"Overhead tasks don’t disappear just because you don’t spend money on them."

December 8, 2014

ProPublica has been doing a series of reports about the Red Cross’s misleading rhetoric about how it uses donations:

The American Red Cross regularly touts how responsible it is with donors' money. "We're very proud of the fact that 91 cents of every dollar that's donated goes to our services," Red Cross CEO Gail McGovern said in a speech in Baltimore last year. "That's world class, obviously."

McGovern has often repeated that figure, which has also appeared on the charity's website. "I'm really proud" that overhead expenses are so low, she told a Cleveland audience in June.

The problem with that number: It isn't true.

Well, that’s one problem. The other one is that true or not, the number isn’t half as important as people seem to think it is.

It’s certainly a worthy investigation ProPublica is doing. If the Red Cross is going to tout the 91 cents figure every chance it gets, it’s fair to try to keep them honest about it. But the fact that charities feel the need to brag about how little of their money goes to overhead vs. program is a problem much bigger than the Red Cross. Here’s Michael Hobbes:

Donors love overhead. It’s one number that allows you to compare the soup kitchen with the anti-corruption think tank. It smells all rigorous and objective, but it doesn’t require any actual work.... We shouldn’t pick just one number to stand in for efficiency. We’re always arguing that, if rich countries want to solve the problems of poor ones, they’re going to have to spend time getting to know them. It’s time we apply the same logic to the agencies we dispatch to do the job.

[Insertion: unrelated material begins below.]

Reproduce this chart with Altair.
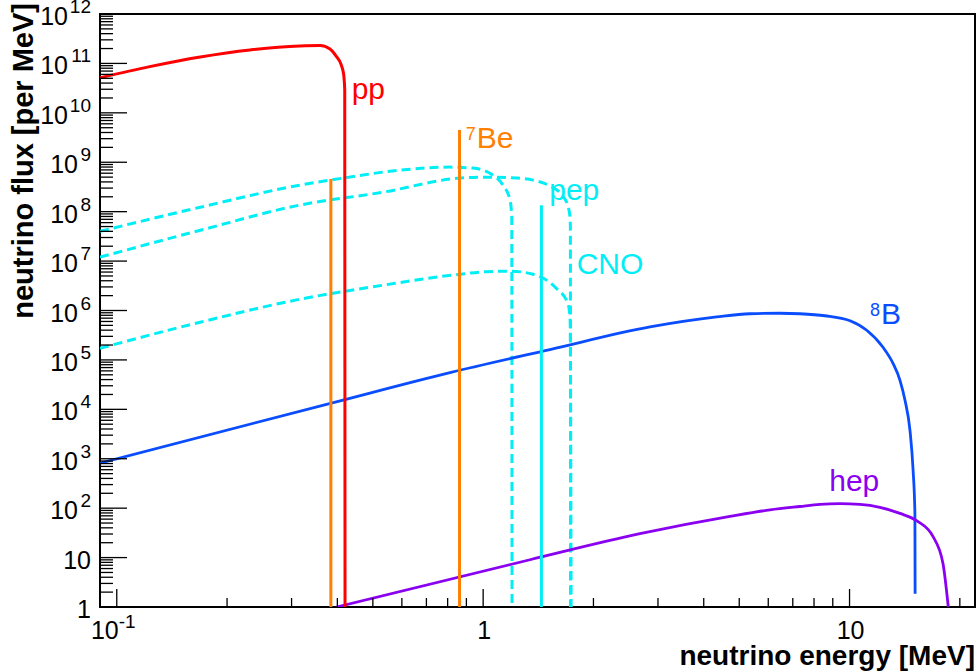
import altair as alt
import pandas as pd

# Plot area (pixels) and font
W, H = 875, 593
FONT = "Liberation Sans"

# ---- solar neutrino spectra: energy [MeV] and flux [per MeV] ----
pp_E = [0.090, 0.123, 0.169, 0.231, 0.316, 0.359, 0.382, 0.397, 0.409, 0.416, 0.419, 0.4198]
pp_F = [5.1e10, 8.6e10, 1.35e11, 1.87e11, 2.25e11, 2.3e11, 1.95e11, 1.4e11, 9.7e10, 6.1e10, 2.9e10, 1.0]

n13_E = [0.090, 0.169, 0.316, 0.414, 0.593, 0.812, 0.938, 1.064, 1.133, 1.184, 1.197, 1.199]
n13_F = [4.0e7, 1.23e8, 3.44e8, 4.77e8, 6.93e8, 7.97e8, 7.61e8, 5.48e8, 3.44e8, 1.71e8, 7.7e7, 1.0]

o15_E = [0.090, 0.169, 0.316, 0.533, 0.864, 1.024, 1.237, 1.368, 1.522, 1.651, 1.704, 1.725, 1.730, 1.732]
o15_F = [1.2e7, 4.2e7, 1.36e8, 2.48e8, 4.78e8, 5.0e8, 4.78e8, 4.35e8, 3.29e8, 2.06e8, 1.29e8, 8.1e7, 5.1e7, 1.0]

f17_E = [0.090, 0.169, 0.316, 0.533, 0.864, 1.024, 1.184, 1.368, 1.583, 1.704, 1.728, 1.738]
f17_F = [1.72e5, 5.8e5, 1.69e6, 3.25e6, 5.42e6, 6.10e6, 6.24e6, 5.42e6, 2.82e6, 1.40e6, 6.3e5, 1.0]

b8_E = [0.090, 0.390, 0.812, 1.522, 2.853, 4.339, 5.348, 6.458, 7.322, 8.567, 10.03, 11.14,
        12.34, 13.14, 13.73, 14.17, 14.62, 14.91, 15.08, 15.10]
b8_F = [817, 1.37e4, 5.54e4, 1.62e5, 4.64e5, 7.40e5, 8.59e5, 8.79e5, 8.59e5, 7.83e5, 6.20e5, 3.98e5,
        1.80e5, 8.55e4, 3.87e4, 1.52e4, 3.76e3, 582, 78, 1.85]

hep_E = [0.398, 1.342, 2.679, 4.717, 6.065, 7.322, 8.30, 9.41, 10.67, 12.10, 13.73, 15.28, 16.89, 17.99, 18.6]
hep_F = [1.0, 9.04, 30.4, 68.0, 92.2, 108, 119, 123, 119, 104, 78.3, 55.2, 26.8, 7.6, 1.0]

# mono-energetic lines
be7_E = [0.384, 0.862]
be7_F = [4.6e8, 4.5e9]
pep_E = [1.442]
pep_F = [1.35e8]

# axis ticks
y_exponents = list(range(0, 13))
x_major = [0.1, 1, 10]
x_minor = [0.2, 0.3, 0.4, 0.5, 0.6, 0.7, 0.8, 0.9, 2, 3, 4, 5, 6, 7, 8, 9, 20]
x_label_base = ["10", "1", "10"]
x_label_sup = ["-1", "", ""]

RED = "#ff0000"
ORANGE = "#ff7f00"
CYAN = "#00eef5"
BLUE = "#0a4dff"
VIOLET = "#8a00f0"

xs = alt.Scale(type="log", domain=[0.09, 22], nice=False)
ys = alt.Scale(type="log", domain=[1, 1e12], nice=False)


def curve(E, F, color, dash=None, width=3):
    df = pd.DataFrame({"E": E, "F": F})
    kw = dict(color=color, strokeWidth=width, interpolate="monotone", clip=True)
    if dash:
        kw["strokeDash"] = dash
    return alt.Chart(df).mark_line(**kw).encode(
        x=alt.X("E:Q", scale=xs, axis=None),
        y=alt.Y("F:Q", scale=ys, axis=None),
    )


def lines(E, F, color):
    df = pd.DataFrame({"E": E, "F": F})
    return alt.Chart(df).mark_rule(color=color, strokeWidth=3).encode(
        x=alt.X("E:Q", scale=xs, axis=None),
        y=alt.Y("F:Q", scale=ys, axis=None),
        y2=alt.datum(1),
    )


def label(text, E, F, color, size=30, align="left", dx=0, dy=0):
    return alt.Chart(pd.DataFrame({"t": [text]})).mark_text(
        font=FONT, fontSize=size, color=color, align=align, baseline="alphabetic", dx=dx, dy=dy
    ).encode(
        x=alt.X(datum=E, scale=xs, axis=None),
        y=alt.Y(datum=F, scale=ys, axis=None),
        text="t:N",
    )


DASH = [9, 5]
layers = [
    curve(n13_E, n13_F, CYAN, DASH),
    curve(o15_E, o15_F, CYAN, DASH),
    curve(f17_E, f17_F, CYAN, DASH),
    curve(b8_E, b8_F, BLUE, width=2.8),
    curve(hep_E, hep_F, VIOLET, width=2.8),
    lines(be7_E, be7_F, ORANGE),
    lines(pep_E, pep_F, CYAN),
    curve(pp_E, pp_F, RED),
    label("pp", 0.4377, 1.87e10, RED),
    label("Be", 0.960, 1.9e9, ORANGE),
    label("7", 0.960, 1.9e9, ORANGE, size=18, align="right", dx=-1, dy=-8),
    label("pep", 1.515, 1.71e8, CYAN),
    label("CNO", 1.80, 5.6e6, CYAN),
    label("B", 12.18, 5.27e5, BLUE),
    label("8", 12.18, 5.27e5, BLUE, size=18, align="right", dx=-1, dy=-8),
    label("hep", 8.80, 221, VIOLET),
]

# ---- inward ticks ----
y_major = [10.0 ** n for n in y_exponents]
y_minor = [k * 10.0 ** n for n in y_exponents[:-1] for k in range(2, 10)]


def ytick(vals, length):
    return alt.Chart(pd.DataFrame({"v": vals})).mark_rule(color="black", strokeWidth=1.3).encode(
        y=alt.Y("v:Q", scale=ys, axis=None), x=alt.value(0), x2=alt.value(length)
    )


def xtick(vals, length):
    return alt.Chart(pd.DataFrame({"v": vals})).mark_rule(color="black", strokeWidth=1.3).encode(
        x=alt.X("v:Q", scale=xs, axis=None), y=alt.value(H), y2=alt.value(H - length)
    )


layers += [ytick(y_major, 27), ytick(y_minor, 13), xtick(x_major, 18), xtick(x_minor, 9)]

# ---- tick labels with exponents ----
ylab = pd.DataFrame({
    "v": y_major,
    "base": ["1" if n == 0 else "10" for n in y_exponents],
    "sup": ["" if n < 2 else str(n) for n in y_exponents],
})
ylab["nsup"] = ylab["sup"].str.len()


def ytext(df, field, x, size, dy):
    return alt.Chart(df).mark_text(
        font=FONT, fontSize=size, align="right", baseline="middle", dy=dy, color="black"
    ).encode(y=alt.Y("v:Q", scale=ys, axis=None), x=alt.value(x), text=f"{field}:N")


layers += [
    ytext(ylab[ylab.nsup == 0], "base", -9, 25, 3),
    ytext(ylab[ylab.nsup == 1], "base", -22, 25, 3),
    ytext(ylab[ylab.nsup == 2], "base", -32, 25, 3),
    ytext(ylab[ylab.nsup > 0], "sup", -9, 19, -7),
]

xlab = pd.DataFrame({"v": x_major, "base": x_label_base, "sup": x_label_sup})


def xtext(df, field, align, size, dx, dy):
    return alt.Chart(df).mark_text(
        font=FONT, fontSize=size, align=align, baseline="middle", dx=dx, dy=dy, color="black"
    ).encode(x=alt.X("v:Q", scale=xs, axis=None), y=alt.value(H + 24), text=f"{field}:N")


layers += [
    xtext(xlab[xlab.sup == ""], "base", "center", 25, 1, 0),
    xtext(xlab[xlab.sup != ""], "base", "right", 25, 2, 0),
    xtext(xlab[xlab.sup != ""], "sup", "left", 19, 2, -9),
]

# ---- axis titles ----
one = pd.DataFrame({"a": [0]})
layers += [
    alt.Chart(one).mark_text(
        text="neutrino flux [per MeV]", font=FONT, fontSize=29, fontWeight="bold",
        angle=270, align="right", baseline="middle", color="black",
    ).encode(x=alt.value(-76), y=alt.value(-11)),
    alt.Chart(one).mark_text(
        text="neutrino energy [MeV]", font=FONT, fontSize=28, fontWeight="bold",
        align="right", baseline="alphabetic", color="black",
    ).encode(x=alt.value(W), y=alt.value(H + 58)),
]

chart = alt.layer(*layers).properties(
    width=W,
    height=H,
    autosize=alt.AutoSizeParams(type="none"),
    padding={"left": 100, "top": 14, "right": 3, "bottom": 65},
    background="white",
).configure_view(stroke="black", strokeWidth=2)

chart.save("out.html", embed_options={"renderer": "svg", "actions": False})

Hobbes describes his own experience in the nonprofit world:

The last NGO I worked for had 150 employees and a budget of more than $25 million. Employees were divided into “program staff” (the people researching, coordinating, and implementing our mission) and “overhead staff” (the fund-raising, human resources, and accounting departments helping them do it). Like most NGOs, we bragged to our donors that we had low overhead, that their dollars and euros and kroner and francs went to “the cause” and not to our rent or our heating bills. And this was, at least on the Excel sheets, true. Most of our money went to researcher and project manager salaries. The fund-raising, H.R., and accounting departments could have each fit comfortably in a minivan.

The problem is, those overhead tasks don’t disappear just because you don’t spend money on them. Someone has to monitor the accounts, find new donors, calculate taxes, organize the holiday party. Centralizing these tasks in dedicated departments, hiring specialists, getting good at them, that would have looked like bureaucracy. So instead, we spun them out to the entire staff: We assigned researchers and project managers—anthropology majors mostly, some law school dropouts—to do our H.R., accounting, fund-raising, and project evaluations.

The outcome was as chaotic as it sounds.

As Hobbes maintains, overhead numbers matter; just ask the people who give to charities only to find out that what they’re supporting is mostly just the wages of the telemarketers who talked them into it. But they’re far from a one-size-fits-all measure of a charity’s performance—as tempting as it is to use them that way. Something to keep in mind as the causes we support hit us up for end-of-year giving.